Bruno Patino (1) vient de publier avec Jean François Fogel "La condition numérique" (2). Voilà un beau titre qui va, sans doute, ré-interroger "La condition humaine" d'André Malraux. Patino était hier l'invité des Matins de France Culture (2). Pas de changement en ce qui concerne ma façon d'écouter ces "Matins". Toujours incapable d'avaler des kilomètres de tunnel, je me contente d'utiliser le player pour n'écouter que ce qui m'intéresse et, la plupart du temps, l'invité, rien que l'invité !
La voix, l'élocution, la clarté des propos de Patino sont tout à fait agréables à écouter. Il a une forme d'"autorité" naturelle pour inciter au silence autour de lui (ce qui facilite la concentration) et "imposer" au journaliste l'écoute, "jusqu'au bout", de ses réponses. Sur le sujet difficile d'une mutation galopante de société, Patino rend limpide le/les contextes, les étapes, les enjeux et propose de cesser la dissociation réel/virtuel, allant même jusqu'à affirmer "Comme internet a changé, notre réel a changé et notre condition humaine est en train de changer". Il ajoute "Nous sommes persuadés qu'une nouvelle société est en train de se créer, mais aussi de nouveaux pouvoirs économiques et d'une certaine façon une distribution du pouvoir politique". "Rien que ça" mériterait un colloque à la Sorbonne.
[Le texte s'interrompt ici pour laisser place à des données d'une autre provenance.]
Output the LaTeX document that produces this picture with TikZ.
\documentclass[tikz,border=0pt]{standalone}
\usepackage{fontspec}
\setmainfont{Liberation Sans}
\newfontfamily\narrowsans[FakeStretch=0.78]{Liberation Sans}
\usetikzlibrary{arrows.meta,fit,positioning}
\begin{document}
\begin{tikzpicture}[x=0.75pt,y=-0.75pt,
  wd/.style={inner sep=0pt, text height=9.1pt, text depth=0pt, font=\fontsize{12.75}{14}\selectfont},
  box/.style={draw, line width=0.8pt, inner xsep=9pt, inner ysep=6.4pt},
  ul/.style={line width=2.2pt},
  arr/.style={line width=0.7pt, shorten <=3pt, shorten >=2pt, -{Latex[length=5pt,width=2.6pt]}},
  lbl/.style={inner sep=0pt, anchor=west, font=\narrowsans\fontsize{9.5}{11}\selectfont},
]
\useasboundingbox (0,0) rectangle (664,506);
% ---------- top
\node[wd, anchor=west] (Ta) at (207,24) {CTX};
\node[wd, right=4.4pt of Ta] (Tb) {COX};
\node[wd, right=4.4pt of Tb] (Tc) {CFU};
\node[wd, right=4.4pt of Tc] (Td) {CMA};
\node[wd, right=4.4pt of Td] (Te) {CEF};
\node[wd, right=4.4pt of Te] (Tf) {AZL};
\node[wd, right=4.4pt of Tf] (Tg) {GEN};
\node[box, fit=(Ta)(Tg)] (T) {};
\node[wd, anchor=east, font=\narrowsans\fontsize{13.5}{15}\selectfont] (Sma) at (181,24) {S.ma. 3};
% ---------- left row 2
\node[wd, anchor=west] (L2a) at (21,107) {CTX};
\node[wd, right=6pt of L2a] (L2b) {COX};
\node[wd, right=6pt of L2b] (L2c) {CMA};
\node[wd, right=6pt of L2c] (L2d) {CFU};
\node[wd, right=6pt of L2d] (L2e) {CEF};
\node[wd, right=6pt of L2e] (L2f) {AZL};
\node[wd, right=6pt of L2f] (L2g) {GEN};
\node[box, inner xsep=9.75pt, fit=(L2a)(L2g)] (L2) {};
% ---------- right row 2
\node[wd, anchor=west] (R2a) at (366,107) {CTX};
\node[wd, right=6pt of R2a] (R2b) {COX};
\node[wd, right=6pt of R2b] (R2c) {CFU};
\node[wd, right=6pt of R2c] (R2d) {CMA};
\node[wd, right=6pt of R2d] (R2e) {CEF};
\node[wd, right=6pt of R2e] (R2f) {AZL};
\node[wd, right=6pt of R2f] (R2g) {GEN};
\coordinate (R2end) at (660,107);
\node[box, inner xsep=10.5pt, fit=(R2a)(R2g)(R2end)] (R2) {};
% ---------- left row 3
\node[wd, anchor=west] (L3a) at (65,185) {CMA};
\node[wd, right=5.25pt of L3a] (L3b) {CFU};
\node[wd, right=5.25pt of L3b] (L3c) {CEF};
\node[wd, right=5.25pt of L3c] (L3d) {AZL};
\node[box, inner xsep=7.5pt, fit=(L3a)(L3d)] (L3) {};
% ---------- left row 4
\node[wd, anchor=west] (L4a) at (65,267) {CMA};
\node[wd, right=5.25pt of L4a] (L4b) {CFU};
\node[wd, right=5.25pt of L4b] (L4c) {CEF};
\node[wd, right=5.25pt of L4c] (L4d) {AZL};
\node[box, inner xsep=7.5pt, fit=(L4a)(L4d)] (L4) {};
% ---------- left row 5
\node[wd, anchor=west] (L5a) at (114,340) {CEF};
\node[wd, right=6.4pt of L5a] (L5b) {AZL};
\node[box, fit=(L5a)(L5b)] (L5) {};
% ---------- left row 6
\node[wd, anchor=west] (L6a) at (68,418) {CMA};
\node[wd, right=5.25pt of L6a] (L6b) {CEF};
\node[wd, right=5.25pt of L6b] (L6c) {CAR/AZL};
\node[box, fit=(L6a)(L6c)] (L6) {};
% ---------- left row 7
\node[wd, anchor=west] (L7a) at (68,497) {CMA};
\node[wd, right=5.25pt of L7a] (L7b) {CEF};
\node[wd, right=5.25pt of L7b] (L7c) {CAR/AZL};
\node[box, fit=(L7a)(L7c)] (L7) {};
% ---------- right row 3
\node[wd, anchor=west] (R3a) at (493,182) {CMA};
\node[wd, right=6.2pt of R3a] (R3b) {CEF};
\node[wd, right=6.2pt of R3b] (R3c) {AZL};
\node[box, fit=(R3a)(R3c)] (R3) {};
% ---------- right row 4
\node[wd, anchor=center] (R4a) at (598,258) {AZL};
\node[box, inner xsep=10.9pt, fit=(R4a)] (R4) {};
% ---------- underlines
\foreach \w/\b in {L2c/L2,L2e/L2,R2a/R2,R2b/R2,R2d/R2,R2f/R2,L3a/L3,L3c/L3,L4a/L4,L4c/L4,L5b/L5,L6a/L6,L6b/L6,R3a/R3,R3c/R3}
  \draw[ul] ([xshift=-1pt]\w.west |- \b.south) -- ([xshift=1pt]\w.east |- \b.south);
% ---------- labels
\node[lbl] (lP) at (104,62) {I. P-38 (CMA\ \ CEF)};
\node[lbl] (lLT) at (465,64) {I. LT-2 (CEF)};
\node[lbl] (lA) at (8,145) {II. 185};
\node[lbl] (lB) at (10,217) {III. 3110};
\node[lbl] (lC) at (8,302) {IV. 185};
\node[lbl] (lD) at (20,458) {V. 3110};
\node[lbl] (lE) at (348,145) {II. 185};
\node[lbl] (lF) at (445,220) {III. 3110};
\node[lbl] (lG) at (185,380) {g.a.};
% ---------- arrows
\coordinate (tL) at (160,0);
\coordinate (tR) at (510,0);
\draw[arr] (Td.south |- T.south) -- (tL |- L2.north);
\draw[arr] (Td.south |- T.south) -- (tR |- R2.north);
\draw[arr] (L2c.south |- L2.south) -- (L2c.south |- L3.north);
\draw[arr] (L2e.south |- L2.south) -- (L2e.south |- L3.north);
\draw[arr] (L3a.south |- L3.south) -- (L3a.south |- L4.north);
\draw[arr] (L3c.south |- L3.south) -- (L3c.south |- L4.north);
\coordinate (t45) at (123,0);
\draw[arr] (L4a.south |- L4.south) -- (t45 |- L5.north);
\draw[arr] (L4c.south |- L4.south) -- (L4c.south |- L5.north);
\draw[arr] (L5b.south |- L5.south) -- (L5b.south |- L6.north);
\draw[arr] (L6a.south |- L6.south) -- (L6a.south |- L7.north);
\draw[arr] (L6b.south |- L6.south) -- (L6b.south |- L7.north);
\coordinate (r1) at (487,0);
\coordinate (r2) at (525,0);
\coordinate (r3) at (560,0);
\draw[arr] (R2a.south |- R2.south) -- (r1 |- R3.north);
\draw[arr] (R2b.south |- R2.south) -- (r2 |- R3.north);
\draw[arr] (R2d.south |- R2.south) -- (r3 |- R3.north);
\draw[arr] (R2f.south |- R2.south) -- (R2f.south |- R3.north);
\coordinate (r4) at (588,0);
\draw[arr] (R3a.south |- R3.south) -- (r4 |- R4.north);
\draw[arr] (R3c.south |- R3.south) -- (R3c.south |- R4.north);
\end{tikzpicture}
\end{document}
Il faut pouvoir y penser et, cela prend un peu plus de temps que de passer "sans transition"… à la question suivante.
Pourquoi un sujet en chasserait-il un autre ? Pourquoi le sujet d'hier ne pourrait-il être encore approfondi ce matin ? Pourquoi courber l'échine et suivre frénétiquement les sirènes affriolantes de l'actu ? Pourquoi ne pas tenter ce que personne ne fait le matin, un long entretien sans les pirouettes des "chroniquailles" ?
Patino et Fogel ouvrent des pistes. On lira le livre mais ça n'y suffira. Il faudrait initier le débat et, comme le scandait Pierre Bellemare, "il y a sûrement quelque chose à faire". France Culture, de la même façon qu'elle sait mobiliser autour des sciences, de la philosophie et de l'histoire, pourrait montrer qu'à cinquante ans, elle va plus loin qu'éclairer l'évènement immédiat, en se donnant les moyens d'une analyse pluridisciplinaire et d'une présence transversale du sujet sur la grille.
J'ai besoin de repenser à ce qui s'est dit hier… Ce matin, je n'ajouterai pas une couche à ce début de réflexion, mais réécouterai attentivement Bruno Patino. Je viens de le réécouter et, tout d'un coup, je me demande s'il ne serait pas temps de relire le "rapport Nora" sur l'informatisation de la société (3). J'aimerai assez que Jean Noël Jeanneney fasse se confronter Nora et Patino pour voir si la "Concordance des temps"…
- N'ayant jamais pratiqué l'aéroplane, j'ai hier matin tenté de prendre mon envol sur le tarmac d'un parking glauque et mal éclairé. Butant au décollage sur une sorte de trottoir mal placé, j'ai fait un vol plané de trois mètres, écrasé mes lorgnons, fracturé une de mes côtes, immobilisé épaule droite, bras et poignet et douloureusement attendu que le prochain avion à hélice en bois vienne me téléporter aux Urgences, histoire d'apprécier si le bon docteur Schlesser pourrait me rafistoler tout ça. J'écris de la gauche (vers la droite)… Soyez donc indulgent si quelques sauts furtifs mélangent lettres et mots.
(1) Responsable des programmes et du développement numérique de France Télévision, (ex-directeur de France Culture 2008-2009),
(2) En deux sessions distinctes 7h42-7h56, 8h19-8h50. Si Marc Voinchet, l'anchorman des "Matins", trouve à juste titre, datées et anti "ère-numérique", les émissions de Drucker et Sébastien sur le service public de télévision, le saucissonnage de l'invité de la matinale de France Culture l'est tout autant… daté. C'est bien d'avoir un regard critique et sévère sur ce qui se fait ailleurs, mais il faudrait aussi le faire pour sa propre émission en faisant évoluer une formule qui, par l'empilage incessant de chroniques démultipliées, perturbe la fluidité de la parole et de la réflexion,
(3) Simon Nora, Alain Minc, L'informatisation de la Société, Paris, La Documentation française, 1978,
(4) France Culture, le samedi à 10h.